A good way to move data in and out of the container is by mounting a specific directory, e.g./home/felix/testproject to the tmp folder:

docker run --rm -it --mount type=bind,source=/home/felix/testproject,target=/tmp phusion/baseimage:0.9.22 /sbin/my_init -- bash

The standard way to create new images is by defining all installation steps in a Dockerfile. However, to share a pre-build environment with your own data it is sometimes easier to freeze the container you have build up. Your can do this by starting a base system, e.g. the phusion/baseimage mentioned above, installing all the software and data you like and exporting the container:

# find container ID:
docker ps
CONTAINER ID        IMAGE                      COMMAND                  CREATED       
c24c11050fc5        phusion/baseimage:0.9.22   "/sbin/my_init -- ..."   4 seconds ago 
# export the current state in a compressed archive:
docker export c24c11050fc5 | gzip > my_new_image.tar.gz
# import and run the image later or on a different computer:
docker import my_new_image.tar.gz my_container
docker run -it my_container /sbin/my_init -- bash

Singularity

Installation on Mac OSX requires the Vagrant and the VirtualBox system first. Instead of using the brew system often recommended, I found it better to install the dmg packages directly from the Vagrant site and the Oracle VirtualBox site.

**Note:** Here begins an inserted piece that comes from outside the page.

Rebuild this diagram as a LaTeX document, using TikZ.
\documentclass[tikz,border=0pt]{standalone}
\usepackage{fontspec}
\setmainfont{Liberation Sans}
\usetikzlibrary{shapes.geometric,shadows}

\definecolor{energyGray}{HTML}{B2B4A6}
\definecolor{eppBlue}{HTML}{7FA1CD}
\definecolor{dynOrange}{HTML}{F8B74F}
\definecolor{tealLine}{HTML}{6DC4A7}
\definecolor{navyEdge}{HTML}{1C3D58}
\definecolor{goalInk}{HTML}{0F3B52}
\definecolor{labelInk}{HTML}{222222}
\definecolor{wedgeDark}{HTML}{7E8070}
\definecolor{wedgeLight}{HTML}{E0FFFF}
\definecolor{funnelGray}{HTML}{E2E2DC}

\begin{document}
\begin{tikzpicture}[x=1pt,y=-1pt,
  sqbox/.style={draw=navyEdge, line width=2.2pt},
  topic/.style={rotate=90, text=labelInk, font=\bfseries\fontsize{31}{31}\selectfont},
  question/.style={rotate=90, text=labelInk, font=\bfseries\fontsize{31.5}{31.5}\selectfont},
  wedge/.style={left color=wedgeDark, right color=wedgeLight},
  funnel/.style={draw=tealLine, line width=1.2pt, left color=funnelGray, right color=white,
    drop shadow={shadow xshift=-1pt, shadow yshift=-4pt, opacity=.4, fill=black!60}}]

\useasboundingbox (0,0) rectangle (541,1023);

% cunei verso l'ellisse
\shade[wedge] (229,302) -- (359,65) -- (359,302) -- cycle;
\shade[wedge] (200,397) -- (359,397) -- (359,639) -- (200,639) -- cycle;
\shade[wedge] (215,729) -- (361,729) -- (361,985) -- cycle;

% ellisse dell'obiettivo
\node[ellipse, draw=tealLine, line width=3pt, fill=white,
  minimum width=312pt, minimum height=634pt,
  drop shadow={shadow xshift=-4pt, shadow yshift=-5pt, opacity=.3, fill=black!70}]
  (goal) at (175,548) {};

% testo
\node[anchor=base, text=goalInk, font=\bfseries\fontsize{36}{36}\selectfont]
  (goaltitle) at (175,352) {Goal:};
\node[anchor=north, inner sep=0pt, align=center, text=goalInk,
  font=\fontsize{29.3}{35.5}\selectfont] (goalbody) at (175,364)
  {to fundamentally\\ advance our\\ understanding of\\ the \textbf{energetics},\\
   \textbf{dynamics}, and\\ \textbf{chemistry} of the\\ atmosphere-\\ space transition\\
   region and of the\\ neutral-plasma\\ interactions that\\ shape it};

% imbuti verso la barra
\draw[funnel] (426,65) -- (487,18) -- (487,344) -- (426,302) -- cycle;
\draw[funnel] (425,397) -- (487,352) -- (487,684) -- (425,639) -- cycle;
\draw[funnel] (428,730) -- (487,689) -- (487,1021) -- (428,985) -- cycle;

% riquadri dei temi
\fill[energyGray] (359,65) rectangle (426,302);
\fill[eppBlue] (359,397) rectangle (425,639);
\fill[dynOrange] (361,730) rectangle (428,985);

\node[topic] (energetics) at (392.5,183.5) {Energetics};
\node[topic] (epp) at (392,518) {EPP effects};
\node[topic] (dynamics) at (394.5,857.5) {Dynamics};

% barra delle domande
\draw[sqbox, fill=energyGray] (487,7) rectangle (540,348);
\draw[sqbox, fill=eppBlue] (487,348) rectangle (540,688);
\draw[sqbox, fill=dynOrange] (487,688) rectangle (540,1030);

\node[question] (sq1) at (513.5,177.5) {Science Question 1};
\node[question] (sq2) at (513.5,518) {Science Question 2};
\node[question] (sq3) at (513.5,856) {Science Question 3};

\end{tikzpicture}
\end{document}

Good instructions for different systems are also given here.
After installation you can start the VirtualBox Manager and set up an Ubuntu image:

# get the image:
vagrant init ubuntu/trusty64
# start the virtual machine:
vagrant up
# get to the command line:
vagrant ssh

or directly start a Singularity image with:

vagrant init singularityware/singularity-2.4
vagrant up
vagrant ssh

You can stop a VM running in the background with

vagrant halt

It is possible to use Docker images in Singularity, you can pull from the Docker hub and build a local image:

sudo singularity build phusion-singularity-image.simg docker://phusion/baseimage:0.9.22

This should get you started with containers.
Make sure to keep an eye on disk consumption, in particular Docker data seems to grow significantly in the background (See issue here)! I prefer to move Docker (the “qcow2” file) to a fast external disk.